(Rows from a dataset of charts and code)
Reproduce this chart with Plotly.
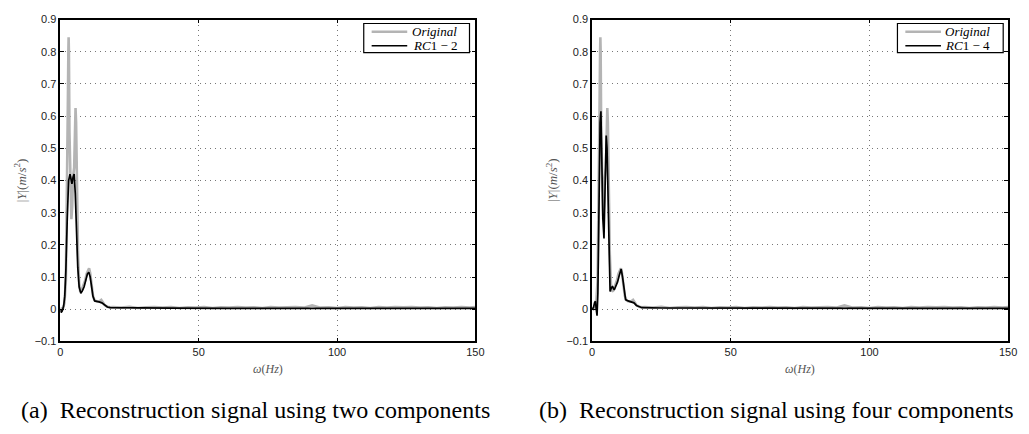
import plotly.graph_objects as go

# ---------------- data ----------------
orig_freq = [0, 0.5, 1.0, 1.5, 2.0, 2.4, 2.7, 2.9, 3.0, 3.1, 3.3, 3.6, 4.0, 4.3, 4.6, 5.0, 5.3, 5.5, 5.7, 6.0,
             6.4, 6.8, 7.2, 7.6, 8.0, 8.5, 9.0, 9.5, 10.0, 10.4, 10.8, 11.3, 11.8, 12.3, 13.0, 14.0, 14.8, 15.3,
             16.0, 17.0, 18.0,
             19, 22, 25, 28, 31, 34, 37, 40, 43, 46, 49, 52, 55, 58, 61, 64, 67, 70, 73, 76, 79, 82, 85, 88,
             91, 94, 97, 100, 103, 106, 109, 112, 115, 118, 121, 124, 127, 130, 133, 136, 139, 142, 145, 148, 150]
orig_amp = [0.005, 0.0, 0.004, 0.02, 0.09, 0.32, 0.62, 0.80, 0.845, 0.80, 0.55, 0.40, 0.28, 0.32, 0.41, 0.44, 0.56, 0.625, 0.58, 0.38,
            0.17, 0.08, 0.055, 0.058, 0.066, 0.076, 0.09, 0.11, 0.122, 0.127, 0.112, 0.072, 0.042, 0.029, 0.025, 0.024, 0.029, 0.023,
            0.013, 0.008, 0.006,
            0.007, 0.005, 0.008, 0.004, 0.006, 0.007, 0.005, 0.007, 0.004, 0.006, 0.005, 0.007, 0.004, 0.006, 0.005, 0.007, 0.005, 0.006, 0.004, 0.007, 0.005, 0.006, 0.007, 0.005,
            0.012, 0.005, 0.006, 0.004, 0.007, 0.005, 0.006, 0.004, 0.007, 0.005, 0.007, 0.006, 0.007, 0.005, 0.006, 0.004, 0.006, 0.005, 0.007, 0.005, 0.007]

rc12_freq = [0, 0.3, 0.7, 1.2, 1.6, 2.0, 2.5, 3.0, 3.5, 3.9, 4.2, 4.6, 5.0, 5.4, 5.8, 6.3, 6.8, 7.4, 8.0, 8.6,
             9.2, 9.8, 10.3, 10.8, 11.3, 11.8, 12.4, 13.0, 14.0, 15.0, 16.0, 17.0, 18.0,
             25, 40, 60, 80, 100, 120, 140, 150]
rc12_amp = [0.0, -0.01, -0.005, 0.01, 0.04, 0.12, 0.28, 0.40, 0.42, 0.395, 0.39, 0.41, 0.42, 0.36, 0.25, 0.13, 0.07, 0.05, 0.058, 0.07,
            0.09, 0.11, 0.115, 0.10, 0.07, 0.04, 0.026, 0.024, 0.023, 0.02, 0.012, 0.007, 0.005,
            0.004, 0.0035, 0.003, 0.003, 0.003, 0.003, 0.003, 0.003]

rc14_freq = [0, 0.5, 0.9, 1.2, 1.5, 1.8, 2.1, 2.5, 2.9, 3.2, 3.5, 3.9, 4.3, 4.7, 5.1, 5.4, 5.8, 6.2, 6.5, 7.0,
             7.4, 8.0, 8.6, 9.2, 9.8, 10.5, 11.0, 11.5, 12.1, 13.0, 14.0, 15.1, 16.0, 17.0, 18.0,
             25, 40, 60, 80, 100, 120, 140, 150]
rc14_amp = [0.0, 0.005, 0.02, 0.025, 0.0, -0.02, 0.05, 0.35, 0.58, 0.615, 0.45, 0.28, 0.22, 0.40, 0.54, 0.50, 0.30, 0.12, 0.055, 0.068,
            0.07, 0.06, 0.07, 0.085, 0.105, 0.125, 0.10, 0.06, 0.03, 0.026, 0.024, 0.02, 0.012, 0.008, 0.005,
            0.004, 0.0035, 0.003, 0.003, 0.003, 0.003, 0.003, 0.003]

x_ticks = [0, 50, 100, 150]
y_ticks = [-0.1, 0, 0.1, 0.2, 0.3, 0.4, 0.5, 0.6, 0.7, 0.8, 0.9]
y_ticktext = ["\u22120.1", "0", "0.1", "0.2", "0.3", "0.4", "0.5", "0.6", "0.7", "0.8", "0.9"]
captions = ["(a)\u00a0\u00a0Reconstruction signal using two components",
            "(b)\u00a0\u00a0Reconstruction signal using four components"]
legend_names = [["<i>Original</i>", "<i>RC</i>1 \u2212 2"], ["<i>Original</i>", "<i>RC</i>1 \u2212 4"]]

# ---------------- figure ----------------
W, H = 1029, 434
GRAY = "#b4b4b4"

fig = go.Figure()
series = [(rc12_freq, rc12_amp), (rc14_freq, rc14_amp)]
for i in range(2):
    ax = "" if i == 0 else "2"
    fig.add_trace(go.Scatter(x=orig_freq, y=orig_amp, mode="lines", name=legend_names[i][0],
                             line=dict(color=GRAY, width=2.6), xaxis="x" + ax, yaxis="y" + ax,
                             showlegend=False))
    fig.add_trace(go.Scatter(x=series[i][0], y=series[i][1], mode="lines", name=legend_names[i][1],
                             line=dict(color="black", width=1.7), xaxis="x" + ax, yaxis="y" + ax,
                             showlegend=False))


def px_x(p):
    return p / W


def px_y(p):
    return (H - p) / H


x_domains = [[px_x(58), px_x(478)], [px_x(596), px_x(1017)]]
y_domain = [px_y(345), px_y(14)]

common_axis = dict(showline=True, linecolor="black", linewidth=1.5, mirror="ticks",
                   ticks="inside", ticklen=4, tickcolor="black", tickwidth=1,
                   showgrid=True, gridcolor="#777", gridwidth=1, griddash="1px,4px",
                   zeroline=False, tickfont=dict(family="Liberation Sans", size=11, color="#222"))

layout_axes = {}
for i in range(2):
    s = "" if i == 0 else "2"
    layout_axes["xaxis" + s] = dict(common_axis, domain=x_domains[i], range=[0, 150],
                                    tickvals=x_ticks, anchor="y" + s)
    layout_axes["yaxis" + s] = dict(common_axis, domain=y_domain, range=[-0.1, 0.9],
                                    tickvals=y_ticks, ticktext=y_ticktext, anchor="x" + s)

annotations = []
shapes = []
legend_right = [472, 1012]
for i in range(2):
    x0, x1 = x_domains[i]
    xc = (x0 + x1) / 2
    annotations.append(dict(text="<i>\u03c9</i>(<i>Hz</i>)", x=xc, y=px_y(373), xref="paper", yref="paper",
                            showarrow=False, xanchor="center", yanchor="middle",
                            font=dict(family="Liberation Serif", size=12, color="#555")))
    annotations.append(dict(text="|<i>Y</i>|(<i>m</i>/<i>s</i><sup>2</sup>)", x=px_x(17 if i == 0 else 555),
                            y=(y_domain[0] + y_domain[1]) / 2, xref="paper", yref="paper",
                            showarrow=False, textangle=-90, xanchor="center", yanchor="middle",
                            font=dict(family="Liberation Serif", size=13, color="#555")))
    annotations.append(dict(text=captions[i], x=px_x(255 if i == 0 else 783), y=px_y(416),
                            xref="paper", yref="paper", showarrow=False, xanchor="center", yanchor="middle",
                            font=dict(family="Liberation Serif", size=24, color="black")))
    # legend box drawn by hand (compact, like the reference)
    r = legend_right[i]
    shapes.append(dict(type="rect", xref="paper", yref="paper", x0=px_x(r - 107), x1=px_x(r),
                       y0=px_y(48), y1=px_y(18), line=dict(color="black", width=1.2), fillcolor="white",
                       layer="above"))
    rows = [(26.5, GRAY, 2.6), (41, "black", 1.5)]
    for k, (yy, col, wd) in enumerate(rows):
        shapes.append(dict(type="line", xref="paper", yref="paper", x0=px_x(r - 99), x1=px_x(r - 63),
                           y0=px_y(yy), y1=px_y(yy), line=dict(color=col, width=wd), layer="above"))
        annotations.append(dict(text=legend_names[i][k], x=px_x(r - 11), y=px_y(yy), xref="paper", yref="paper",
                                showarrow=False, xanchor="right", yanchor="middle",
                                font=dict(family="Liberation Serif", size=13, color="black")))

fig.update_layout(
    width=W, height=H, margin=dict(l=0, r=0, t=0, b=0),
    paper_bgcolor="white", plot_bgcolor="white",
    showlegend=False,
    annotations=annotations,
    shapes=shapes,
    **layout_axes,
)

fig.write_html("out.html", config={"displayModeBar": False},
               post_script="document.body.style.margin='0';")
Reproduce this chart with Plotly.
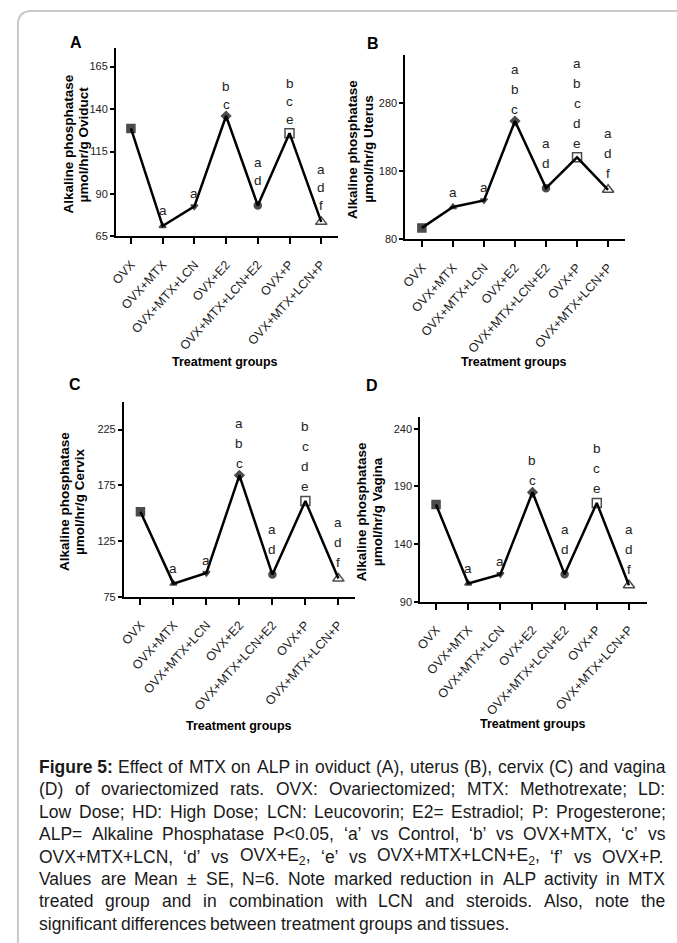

**WORK TO BE COMPLETED**
Your task is to repeat the opening line of the entries above and each line after it, ending with the line that has "0.007, 0.005, 0.007]". Do not include the pictures.

**SOLVED PROBLEM**
Reproduce this chart with Plotly.
import plotly.graph_objects as go

# ---------------- data ----------------
orig_freq = [0, 0.5, 1.0, 1.5, 2.0, 2.4, 2.7, 2.9, 3.0, 3.1, 3.3, 3.6, 4.0, 4.3, 4.6, 5.0, 5.3, 5.5, 5.7, 6.0,
             6.4, 6.8, 7.2, 7.6, 8.0, 8.5, 9.0, 9.5, 10.0, 10.4, 10.8, 11.3, 11.8, 12.3, 13.0, 14.0, 14.8, 15.3,
             16.0, 17.0, 18.0,
             19, 22, 25, 28, 31, 34, 37, 40, 43, 46, 49, 52, 55, 58, 61, 64, 67, 70, 73, 76, 79, 82, 85, 88,
             91, 94, 97, 100, 103, 106, 109, 112, 115, 118, 121, 124, 127, 130, 133, 136, 139, 142, 145, 148, 150]
orig_amp = [0.005, 0.0, 0.004, 0.02, 0.09, 0.32, 0.62, 0.80, 0.845, 0.80, 0.55, 0.40, 0.28, 0.32, 0.41, 0.44, 0.56, 0.625, 0.58, 0.38,
            0.17, 0.08, 0.055, 0.058, 0.066, 0.076, 0.09, 0.11, 0.122, 0.127, 0.112, 0.072, 0.042, 0.029, 0.025, 0.024, 0.029, 0.023,
            0.013, 0.008, 0.006,
            0.007, 0.005, 0.008, 0.004, 0.006, 0.007, 0.005, 0.007, 0.004, 0.006, 0.005, 0.007, 0.004, 0.006, 0.005, 0.007, 0.005, 0.006, 0.004, 0.007, 0.005, 0.006, 0.007, 0.005,
            0.012, 0.005, 0.006, 0.004, 0.007, 0.005, 0.006, 0.004, 0.007, 0.005, 0.007, 0.006, 0.007, 0.005, 0.006, 0.004, 0.006, 0.005, 0.007, 0.005, 0.007]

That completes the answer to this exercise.